## [GIVEN PROBLEM]
Omit every picture, and retype the lines that run from the beginning of the data below through the line containing "0.036, 0.027, 0.017];", inclusive.

★ ★ ★ ★ ★ ★ ★

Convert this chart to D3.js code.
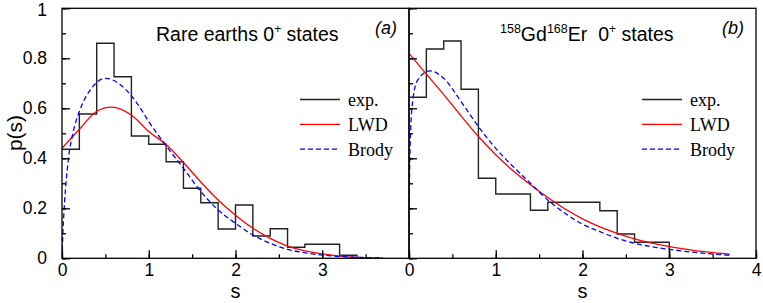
<!DOCTYPE html>
<html>
<head>
<meta charset="utf-8">
<script src="https://cdn.jsdelivr.net/npm/d3@7"></script>
<style>
  body { margin: 0; background: #fff; }
  svg { display: block; }
  .axis path, .axis line { stroke: #000; stroke-width: 1.3; }
  .axis text { font-family: "Liberation Sans", Arial, sans-serif; font-size: 17.5px; fill: #000; }
  .lbl { font-family: "Liberation Sans", Arial, sans-serif; fill: #000; }
  .leg { font-family: "Liberation Serif", "Times New Roman", serif; font-size: 18px; fill: #000; }
</style>
</head>
<body>
<svg width="763" height="303"></svg>
<script>
// histogram bins, width 0.2 starting at s = 0
var binWidth = 0.2;
var expA = [0.436, 0.577, 0.86, 0.726, 0.489, 0.456, 0.386, 0.28, 0.222, 0.117, 0.213, 0.089, 0.118, 0.044, 0.056, 0.056, 0.012];
var expB = [0.644, 0.837, 0.869, 0.676, 0.32, 0.257, 0.257, 0.192, 0.224, 0.224, 0.224, 0.19, 0.097, 0.064, 0.064];

// LWD curves
var lwdA_s = [0, 0.2, 0.4, 0.57, 0.8, 1.0, 1.2, 1.4, 1.6, 1.8, 2.0, 2.2, 2.4, 2.6, 2.8, 3.0, 3.2, 3.4, 3.7];
var lwdA_p = [0.44, 0.516, 0.588, 0.605, 0.573, 0.507, 0.455, 0.383, 0.305, 0.233, 0.172, 0.12, 0.08, 0.049, 0.03, 0.018, 0.009, 0.004, 0.001];
var lwdB_s = [0, 0.2, 0.4, 0.6, 0.8, 1.0, 1.2, 1.4, 1.6, 1.8, 2.0, 2.2, 2.4, 2.6, 2.8, 3.0, 3.2, 3.4, 3.7];
var lwdB_p = [0.82, 0.737, 0.655, 0.57, 0.487, 0.414, 0.35, 0.294, 0.243, 0.197, 0.158, 0.126, 0.1, 0.078, 0.061, 0.047, 0.036, 0.027, 0.017];

// Brody curves
var brodyA_s = [0, 0.01, 0.03, 0.07, 0.13, 0.2, 0.34, 0.5, 0.72, 0.88, 1.0, 1.2, 1.4, 1.6, 1.8, 2.0, 2.2, 2.4, 2.6, 2.8, 3.0, 3.2, 3.4, 3.7];
var brodyA_p = [0, 0.1, 0.226, 0.386, 0.507, 0.587, 0.68, 0.72, 0.68, 0.613, 0.547, 0.45, 0.36, 0.267, 0.193, 0.14, 0.093, 0.06, 0.036, 0.022, 0.013, 0.007, 0.004, 0.001];
var brodyB_s = [0, 0.005, 0.02, 0.047, 0.1, 0.24, 0.4, 0.6, 0.8, 1.0, 1.2, 1.4, 1.6, 1.8, 2.0, 2.2, 2.4, 2.6, 2.8, 3.0, 3.2, 3.4, 3.7];
var brodyB_p = [0, 0.3, 0.52, 0.64, 0.713, 0.75, 0.72, 0.627, 0.527, 0.44, 0.367, 0.3, 0.233, 0.18, 0.136, 0.107, 0.08, 0.06, 0.046, 0.036, 0.027, 0.02, 0.012];

var xTicksA = [0, 1, 2, 3];
var xTicksB = [0, 1, 2, 3, 4];
var yTicks = [0, 0.2, 0.4, 0.6, 0.8, 1];
var legendNames = ["exp.", "LWD", "Brody"];

var svg = d3.select("svg");
var y = d3.scaleLinear().domain([0, 1]).range([258.3, 8.3]);

var panels = [
  { x: d3.scaleLinear().domain([0, 4]).range([62, 409]), exp: expA, ls: lwdA_s, lp: lwdA_p, bs: brodyA_s, bp: brodyA_p,
    ticks: xTicksA, yLabels: true, tag: "(a)", legX: 300 },
  { x: d3.scaleLinear().domain([0, 4]).range([409, 756]), exp: expB, ls: lwdB_s, lp: lwdB_p, bs: brodyB_s, bp: brodyB_p,
    ticks: xTicksB, yLabels: false, tag: "(b)", legX: 642 }
];

var line = function (x) {
  return d3.line().x(function (d) { return x(d[0]); }).y(function (d) { return y(d[1]); });
};

panels.forEach(function (p, i) {
  var x = p.x;
  var g = svg.append("g");

  svg.append("clipPath").attr("id", "clip" + i)
    .append("rect").attr("x", x(0)).attr("y", y(1)).attr("width", x(4) - x(0)).attr("height", y(0) - y(1));

  // histogram as step line
  var pts = p.exp.map(function (v, k) { return [k * binWidth, v]; });
  pts.push([p.exp.length * binWidth, p.exp[p.exp.length - 1]]);
  pts.push([p.exp.length * binWidth, 0]);
  g.append("path")
    .attr("clip-path", "url(#clip" + i + ")")
    .attr("d", line(x).curve(d3.curveStepAfter)(pts))
    .attr("fill", "none").attr("stroke", "#222").attr("stroke-width", 1.4);

  var lwd = p.ls.map(function (s, k) { return [s, p.lp[k]]; });
  var brody = p.bs.map(function (s, k) { return [s, p.bp[k]]; });

  g.append("path")
    .attr("clip-path", "url(#clip" + i + ")")
    .attr("d", line(x).curve(d3.curveMonotoneX)(lwd))
    .attr("fill", "none").attr("stroke", "#ff0000").attr("stroke-width", 1.3);
  g.append("path")
    .attr("clip-path", "url(#clip" + i + ")")
    .attr("d", line(x).curve(d3.curveMonotoneX)(brody))
    .attr("fill", "none").attr("stroke", "#0000ff").attr("stroke-width", 1.3)
    .attr("stroke-dasharray", "5,3");

  // frame
  g.append("rect")
    .attr("x", x(0)).attr("y", y(1)).attr("width", x(4) - x(0)).attr("height", y(0) - y(1))
    .attr("fill", "none").attr("stroke", "#000").attr("stroke-width", 1.3);

  // x axis, ticks inside
  g.append("g").attr("class", "axis")
    .attr("transform", "translate(0," + y(0) + ")")
    .call(d3.axisBottom(x).tickValues(d3.range(0, 4.01, 0.5)).tickSize(-4).tickFormat(""))
    .call(function (a) { a.select(".domain").remove(); });
  g.append("g").attr("class", "axis")
    .attr("transform", "translate(0," + y(0) + ")")
    .call(d3.axisBottom(x).tickValues(p.ticks).tickSizeInner(-8).tickSizeOuter(0).tickPadding(15).tickFormat(d3.format("d")))
    .call(function (a) { a.select(".domain").remove(); a.selectAll("text").attr("dy", "0.15em"); });

  // y axis, ticks inside
  g.append("g").attr("class", "axis")
    .attr("transform", "translate(" + x(0) + ",0)")
    .call(d3.axisLeft(y).tickValues(d3.range(0, 1.001, 0.1)).tickSize(-4).tickFormat(""))
    .call(function (a) { a.select(".domain").remove(); });
  var ya = g.append("g").attr("class", "axis")
    .attr("transform", "translate(" + x(0) + ",0)")
    .call(d3.axisLeft(y).tickValues(yTicks).tickSizeInner(-8).tickSizeOuter(0).tickPadding(15)
      .tickFormat(function (d) { return d3.format("")(+d.toFixed(1)); }))
    .call(function (a) { a.select(".domain").remove(); });
  if (!p.yLabels) ya.selectAll("text").remove();
  ya.selectAll("text").filter(function (d) { return d === 1; }).attr("dy", "0.42em");

  // axis title
  g.append("text").attr("class", "lbl")
    .attr("x", (x(0) + x(4)) / 2).attr("y", 298)
    .attr("text-anchor", "middle").attr("font-size", 20).text("s");

  // panel tag
  g.append("text").attr("class", "lbl")
    .attr("x", x(4) - 12).attr("y", 34)
    .attr("text-anchor", "end").attr("font-size", 18).attr("font-style", "italic").text(p.tag);

  // legend
  var styles = [
    { stroke: "#222", dash: null },
    { stroke: "#ff0000", dash: null },
    { stroke: "#0000ff", dash: "5,3" }
  ];
  legendNames.forEach(function (name, k) {
    var ly = 99.5 + k * 24.8;
    g.append("line")
      .attr("x1", p.legX).attr("x2", p.legX + 40).attr("y1", ly).attr("y2", ly)
      .attr("stroke", styles[k].stroke).attr("stroke-width", 1.3)
      .attr("stroke-dasharray", styles[k].dash);
    g.append("text").attr("class", "leg")
      .attr("x", p.legX + 48).attr("y", ly + 6.5).text(name);
  });
});

// y axis title
svg.append("text").attr("class", "lbl")
  .attr("transform", "translate(22,133) rotate(-90)")
  .attr("text-anchor", "middle").attr("font-size", 21).text("p(s)");

// panel titles
var t1 = svg.append("text").attr("class", "lbl").attr("x", 156).attr("y", 41).attr("font-size", 19.5);
t1.append("tspan").text("Rare earths 0");
t1.append("tspan").attr("font-size", 12).attr("dy", -8.5).text("+");
t1.append("tspan").attr("dy", 8.5).text(" states");

var t2 = svg.append("text").attr("class", "lbl").attr("x", 500).attr("y", 41).attr("font-size", 19.5);
t2.append("tspan").attr("font-size", 12.5).attr("dy", -8.5).text("158");
t2.append("tspan").attr("dy", 8.5).text("Gd");
t2.append("tspan").attr("font-size", 12.5).attr("dy", -8.5).text("168");
t2.append("tspan").attr("dy", 8.5).text("Er");
t2.append("tspan").attr("dx", 11).text("0");
t2.append("tspan").attr("font-size", 12).attr("dy", -8.5).text("+");
t2.append("tspan").attr("dy", 8.5).text(" states");
</script>
</body>
</html>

★ ★ ★ ★ ★ ★ ★

## [CORRECT ANSWER]
Convert this chart to D3.js code.
<!DOCTYPE html>
<html>
<head>
<meta charset="utf-8">
<script src="https://cdn.jsdelivr.net/npm/d3@7"></script>
<style>
  body { margin: 0; background: #fff; }
  svg { display: block; }
  .axis path, .axis line { stroke: #000; stroke-width: 1.3; }
  .axis text { font-family: "Liberation Sans", Arial, sans-serif; font-size: 17.5px; fill: #000; }
  .lbl { font-family: "Liberation Sans", Arial, sans-serif; fill: #000; }
  .leg { font-family: "Liberation Serif", "Times New Roman", serif; font-size: 18px; fill: #000; }
</style>
</head>
<body>
<svg width="763" height="303"></svg>
<script>
// histogram bins, width 0.2 starting at s = 0
var binWidth = 0.2;
var expA = [0.436, 0.577, 0.86, 0.726, 0.489, 0.456, 0.386, 0.28, 0.222, 0.117, 0.213, 0.089, 0.118, 0.044, 0.056, 0.056, 0.012];
var expB = [0.644, 0.837, 0.869, 0.676, 0.32, 0.257, 0.257, 0.192, 0.224, 0.224, 0.224, 0.19, 0.097, 0.064, 0.064];

// LWD curves
var lwdA_s = [0, 0.2, 0.4, 0.57, 0.8, 1.0, 1.2, 1.4, 1.6, 1.8, 2.0, 2.2, 2.4, 2.6, 2.8, 3.0, 3.2, 3.4, 3.7];
var lwdA_p = [0.44, 0.516, 0.588, 0.605, 0.573, 0.507, 0.455, 0.383, 0.305, 0.233, 0.172, 0.12, 0.08, 0.049, 0.03, 0.018, 0.009, 0.004, 0.001];
var lwdB_s = [0, 0.2, 0.4, 0.6, 0.8, 1.0, 1.2, 1.4, 1.6, 1.8, 2.0, 2.2, 2.4, 2.6, 2.8, 3.0, 3.2, 3.4, 3.7];
var lwdB_p = [0.82, 0.737, 0.655, 0.57, 0.487, 0.414, 0.35, 0.294, 0.243, 0.197, 0.158, 0.126, 0.1, 0.078, 0.061, 0.047, 0.036, 0.027, 0.017];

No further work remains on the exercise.